Thursday, April 16, 2009

Don't you hate it when...

Everybody you run into has to tell you the same news story because they know that you're the person that would be interested in it? Over the last two days I had a half-dozen people tell me that some kid solved 100 Rubik's cubes in a minute, or some variation thereof. I did not happen to see the TV spot on our local CBS or Fox affiliate, since I was probably watching Cash Cab or Time Warp on the Discovery Channel. So, like the good research hound that I am, I try to hunt it down on the internet. No dice. The closest thing that I can find on the internet is that some kid in Washington State solved 64 cubes in less than an hour. The news article even said that he had 19 minutes to spare, and that the previous record was 42 in an hour. That may be the Guinness record, but I don't put much stock in it. Let's walk through the math.

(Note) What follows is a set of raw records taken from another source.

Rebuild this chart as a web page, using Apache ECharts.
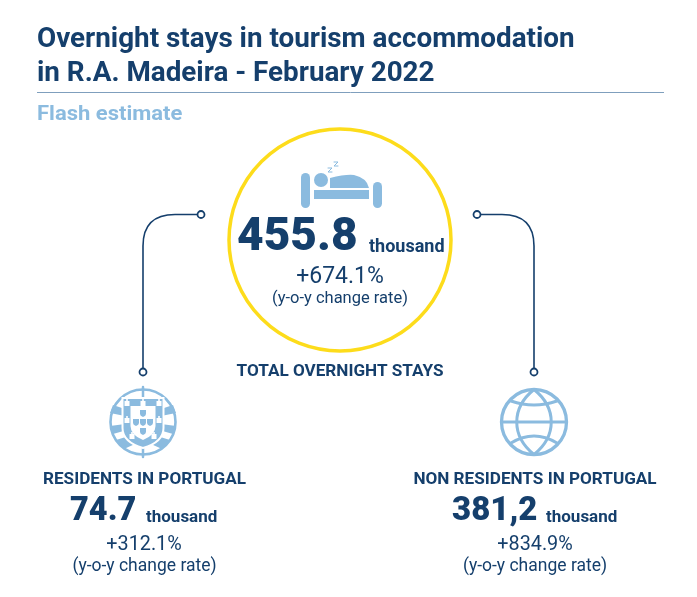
<!DOCTYPE html>
<html>
<head>
    <meta charset="UTF-8">
    <title>Overnight stays in tourism accommodation</title>
    <script src="https://cdn.jsdelivr.net/npm/echarts@6/dist/echarts.min.js"></script>
    <style>
        html, body { margin: 0; padding: 0; background: #fff; }
        #chart { width: 697px; height: 597px; }
    </style>
</head>
<body>
    <div id="chart"></div>
    <script>
        // text and values
        const titleLines = ['Overnight stays in tourism accommodation', 'in R.A. Madeira - February 2022'];
        const subtitle = 'Flash estimate';
        const groupNames = ['TOTAL OVERNIGHT STAYS', 'RESIDENTS IN PORTUGAL', 'NON RESIDENTS IN PORTUGAL'];
        const stayValues = ['455.8', '74.7', '381,2'];
        const changeRates = ['+674.1%', '+312.1%', '+834.9%'];
        const unitLabel = 'thousand';
        const rateLabel = '(y-o-y change rate)';

        const DARK = '#153f6c';
        const LIGHT = '#8bbbdf';
        const FONT = 'Roboto, sans-serif';
        const chart = echarts.init(document.getElementById('chart'));

        function txt(text, x, y, size, weight, fill, align, scaleX) {
            return {
                type: 'text',
                x: x, y: y,
                scaleX: scaleX || 1,
                style: {
                    text: text, x: 0, y: 0,
                    font: weight + ' ' + size + 'px ' + FONT,
                    fill: fill, align: align || 'left', verticalAlign: 'middle'
                }
            };
        }
        // graphic has no plain svg path type, so each one is registered as a shape
        let pathCount = 0;
        function pathEl(d, style) {
            const name = 'iconPath' + (pathCount++);
            echarts.graphic.registerShape(name, echarts.graphic.extendPath(d));
            return { type: name, style: style };
        }
        function stroke(d, color, width) {
            return pathEl(d, { fill: null, stroke: color, lineWidth: width, lineCap: 'round' });
        }
        function fill(d, color) {
            return pathEl(d, { fill: color });
        }
        function ring(cx, cy, r, color, width, bg) {
            return {
                type: 'circle',
                shape: { cx: cx, cy: cy, r: r },
                style: { fill: bg || null, stroke: color, lineWidth: width }
            };
        }
        function disc(cx, cy, r, color) {
            return { type: 'circle', shape: { cx: cx, cy: cy, r: r }, style: { fill: color } };
        }
        function box(x, y, w, h, r, color) {
            return { type: 'rect', shape: { x: x, y: y, width: w, height: h, r: r }, style: { fill: color } };
        }

        function bedIcon() {
            return [
                box(301, 173, 9, 35, 4.5, LIGHT),
                box(373, 182, 9, 26, 4.5, LIGHT),
                box(314, 190, 55, 9, 0, LIGHT),
                disc(321, 180, 7, LIGHT),
                fill('M330 188 L330 178 Q346 174 354 175 Q367 178 369 188 Z', LIGHT),
                stroke('M328 168 L332 168 L328 172 L332 172', LIGHT, 1),
                stroke('M334 162 L338 162 L334 166 L338 166', LIGHT, 1)
            ];
        }

        function globeIcon(cx, cy) {
            const r = 32.5;
            return [
                ring(cx, cy, r, LIGHT, 3.3),
                stroke(`M${cx} ${cy - r} C${cx - 23} ${cy - 14} ${cx - 23} ${cy + 14} ${cx} ${cy + r}`, LIGHT, 3),
                stroke(`M${cx} ${cy - r} C${cx + 23} ${cy - 14} ${cx + 23} ${cy + 14} ${cx} ${cy + r}`, LIGHT, 3),
                stroke(`M${cx - r} ${cy} L${cx + r} ${cy}`, LIGHT, 3),
                stroke(`M${cx - 23} ${cy - 21} Q${cx} ${cy - 13} ${cx + 23} ${cy - 21}`, LIGHT, 3),
                stroke(`M${cx - 23} ${cy + 21} Q${cx} ${cy + 7} ${cx + 23} ${cy + 21}`, LIGHT, 3)
            ];
        }

        function crestIcon(cx, cy) {
            const items = [ring(cx, cy, 32.5, LIGHT, 2.6)];
            // armillary bands
            items.push(stroke(`M${cx} ${cy - 35} L${cx} ${cy + 35}`, LIGHT, 2.5));
            items.push(fill(`M${cx - 30} ${cy - 17} L${cx - 18} ${cy - 13} L${cx - 18} ${cy - 6} L${cx - 33} ${cy - 9} Z`, LIGHT));
            items.push(fill(`M${cx + 30} ${cy - 17} L${cx + 18} ${cy - 13} L${cx + 18} ${cy - 6} L${cx + 33} ${cy - 9} Z`, LIGHT));
            items.push(fill(`M${cx - 33} ${cy + 4} L${cx - 18} ${cy + 2} L${cx - 16} ${cy + 8} L${cx - 30} ${cy + 12} Z`, LIGHT));
            items.push(fill(`M${cx + 33} ${cy + 4} L${cx + 18} ${cy + 2} L${cx + 16} ${cy + 8} L${cx + 30} ${cy + 12} Z`, LIGHT));
            items.push(fill(`M${cx - 27} ${cy + 18} L${cx - 14} ${cy + 14} L${cx - 8} ${cy + 22} L${cx - 19} ${cy + 27} Z`, LIGHT));
            items.push(fill(`M${cx + 27} ${cy + 18} L${cx + 14} ${cy + 14} L${cx + 8} ${cy + 22} L${cx + 19} ${cy + 27} Z`, LIGHT));
            // outer shield with white edge
            const outer = `M${cx - 20.5} ${cy - 24} L${cx + 20.5} ${cy - 24} L${cx + 20.5} ${cy + 6} Q${cx + 20.5} ${cy + 20} ${cx} ${cy + 26} Q${cx - 20.5} ${cy + 20} ${cx - 20.5} ${cy + 6} Z`;
            items.push(pathEl(outer, { fill: LIGHT, stroke: '#fff', lineWidth: 2 }));
            // inner white shield
            items.push(fill(`M${cx - 12.5} ${cy - 16} L${cx + 12.5} ${cy - 16} L${cx + 12.5} ${cy + 4} Q${cx + 12.5} ${cy + 13} ${cx} ${cy + 18} Q${cx - 12.5} ${cy + 13} ${cx - 12.5} ${cy + 4} Z`, '#fff'));
            // castles
            [[-16, -19], [0, -19], [16, -19], [-16, -2], [16, -2], [-11, 14], [11, 14]].forEach(p => {
                items.push(box(cx + p[0] - 2.5, cy + p[1] - 2, 5, 5, 0, '#fff'));
                items.push(box(cx + p[0] - 0.8, cy + p[1] - 4, 1.6, 2, 0, '#fff'));
            });
            // small shields
            [[0, -9], [-7, 0], [0, 0], [7, 0], [0, 9]].forEach(p => {
                items.push(fill(`M${cx + p[0] - 3} ${cy + p[1] - 3} h6 v4 q0 2 -3 3 q-3 -1 -3 -3 Z`, LIGHT));
            });
            return items;
        }

        const elements = [
            txt(titleLines[0], 37, 40, 27, 'bold', DARK, 'left', 1.03),
            txt(titleLines[1], 37, 74, 27, 'bold', DARK, 'left', 1.03),
            { type: 'line', shape: { x1: 37, y1: 92.5, x2: 664, y2: 92.5 }, style: { stroke: '#7f9fbd', lineWidth: 1 } },
            txt(subtitle, 37, 115, 20, 'bold', LIGHT, 'left', 1.1),

            // connectors
            stroke('M143 369 L143 246 Q143 214.5 175 214.5 L197 214.5', DARK, 1.6),
            ring(201, 214.5, 3.5, DARK, 1.8, '#fff'),
            ring(143, 372, 3.5, DARK, 1.8, '#fff'),
            stroke('M534 369 L534 246 Q534 214.5 502 214.5 L481 214.5', DARK, 1.6),
            ring(477, 214.5, 3.5, DARK, 1.8, '#fff'),
            ring(534, 372, 3.5, DARK, 1.8, '#fff'),

            ring(340, 240, 111, '#fddc1b', 3.5, '#fff')
        ].concat(
            bedIcon(),
            [
                txt(stayValues[0], 237, 238, 46, 900, DARK),
                txt(unitLabel, 369, 247, 18, 'bold', DARK),
                txt(changeRates[0], 340, 277, 23, 'normal', DARK, 'center'),
                txt(rateLabel, 340, 299, 16.5, 'normal', DARK, 'center'),
                txt(groupNames[0], 340, 372, 16, 'bold', DARK, 'center', 1.07)
            ],
            crestIcon(143, 422),
            [
                txt(groupNames[1], 144.5, 480, 16, 'bold', DARK, 'center', 1.07),
                txt(stayValues[1], 70, 512, 32.5, 900, DARK),
                txt(unitLabel, 146, 518, 17, 'bold', DARK),
                txt(changeRates[1], 144, 545, 19.8, 'normal', DARK, 'center'),
                txt(rateLabel, 144.5, 567, 17.5, 'normal', DARK, 'center')
            ],
            globeIcon(534, 422),
            [
                txt(groupNames[2], 535, 480, 16, 'bold', DARK, 'center', 1.07),
                txt(stayValues[2], 452, 512, 33, 900, DARK),
                txt(unitLabel, 546, 518, 17, 'bold', DARK),
                txt(changeRates[2], 535, 545, 19.8, 'normal', DARK, 'center'),
                txt(rateLabel, 535, 567, 17.5, 'normal', DARK, 'center')
            ]
        );

        chart.setOption({
            animation: false,
            graphic: { elements: elements }
        });
    </script>
</body>
</html>
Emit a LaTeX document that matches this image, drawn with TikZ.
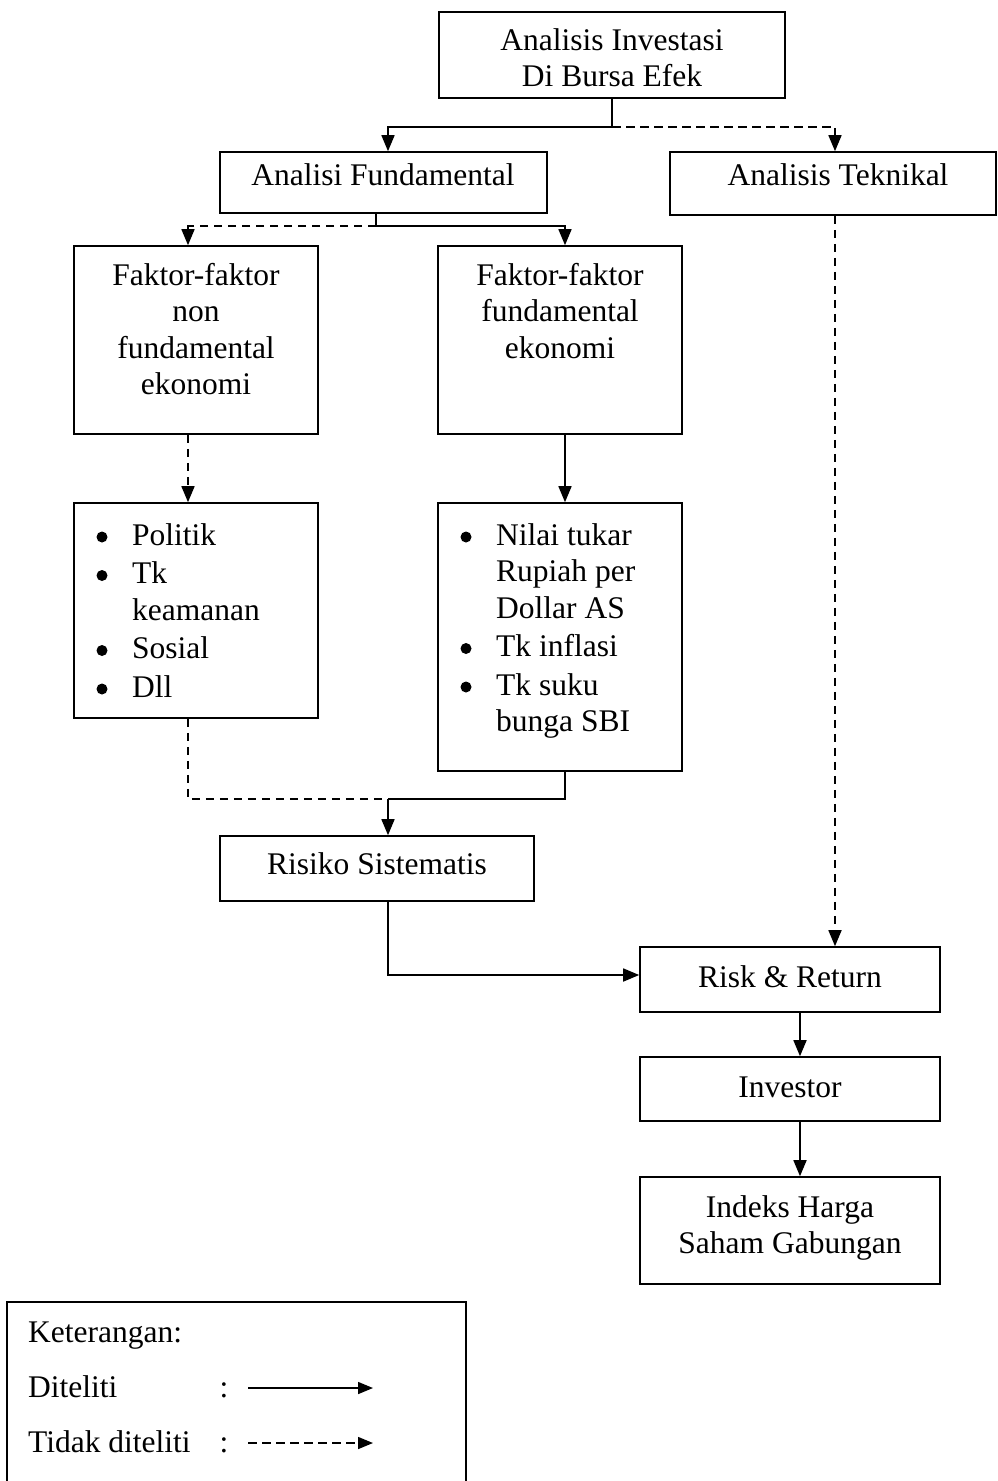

  • Assuming I understand what was in the news article, I think that what it says is that he solved 64 cubes in (60-19=) 41 minutes.
  • 41 minutes is (60*41=) 2460 seconds.
  • 2460 seconds divided by 64 cubes is 38.4375 seconds per cube. I hate to even mention this, but that's slower than my average - we'll give him the benefit of the doubt since I've never tried to cube for an entire hour.
Since this seems insane to me that it's a bona fide record that's worthy of a spot in the books, I went to to look to see if any of the WCA sanctioned (Yes, Virginia, there is a World Cubing Association...) record holders had done anything like this, officially or unofficially. My starting point will be Erik Akkersdijk, since he had the fastest official single time of 2008 of 7.08 seconds. Clearly, no one could get times like that for every single cube, because no competition average is that low yet, so I looked up his average. In a cube competition, that usually means 5 times reduced to three by throwing out the high and the low, and averaging the remaining scores. Erik has an official best average of 11.11 seconds. As a matter of fact, looking at the top 100, everyone has an average under 15 seconds for the format I mentioned. So it seems like to me that any of these guys in the top 100 could seriously sandbag and do better. Since there doesn't seem to be an official category for multi-solving other than blindfolded, I started looking at unofficial times on the speedcubing site. Now while they're clearly labeled unofficial, these are not likely to be bogus times - most of the same people who post these are the same people in the WCA sanctioned events. They're just not at the official events. On the 'Other Cube Records' page, there is both a 'Most Solves in One Hour' category and a 'Cube Marathon ( 42 cubes) category. The above mentioned Erik Akkersdijk has a time listed in the 42 cubes category of - are you sitting down? - 9:57.27. That's less than ten minutes, people. But hey - that's an average of 13.5 seconds per cube, which isn't faster than his official average. Of the times for 42 cubes posted, dating back to 2005, none is over 36 minutes!

Let's get crazy, and look at what's in the most solves in one hour category, shall we? There's a lot of names that no one will know on that list, and Erik wasn't on there to check against. However, all of those people that told me about 'That movie with Will Smith where he...' might eventually find me telling them about Tyson Mao and Toby Mao teaching Will how to solve a Rubik's cube. Wouldn't you know? Toby's name is on the list - with 150 solves in an hour. That's about 24 seconds apeice. Toby's best official average is 14.11 - but that's only for a few cubes. So, I think 24 seconds per cube seems rather plausible. To top it all off, Toby's not anywhere near the top of the list - Milán Baticz is at the top of the list with 245 cubes in an hour. He's no slouch, as he won or at least placed well in events all over Europe since 2005, and he's one of the few cubers to do longer marathons than an hour.

If anybody else has anything to say about 'that kid on TV' to me, I hope they come up with a better story than the one I found, and can tell me what his name is.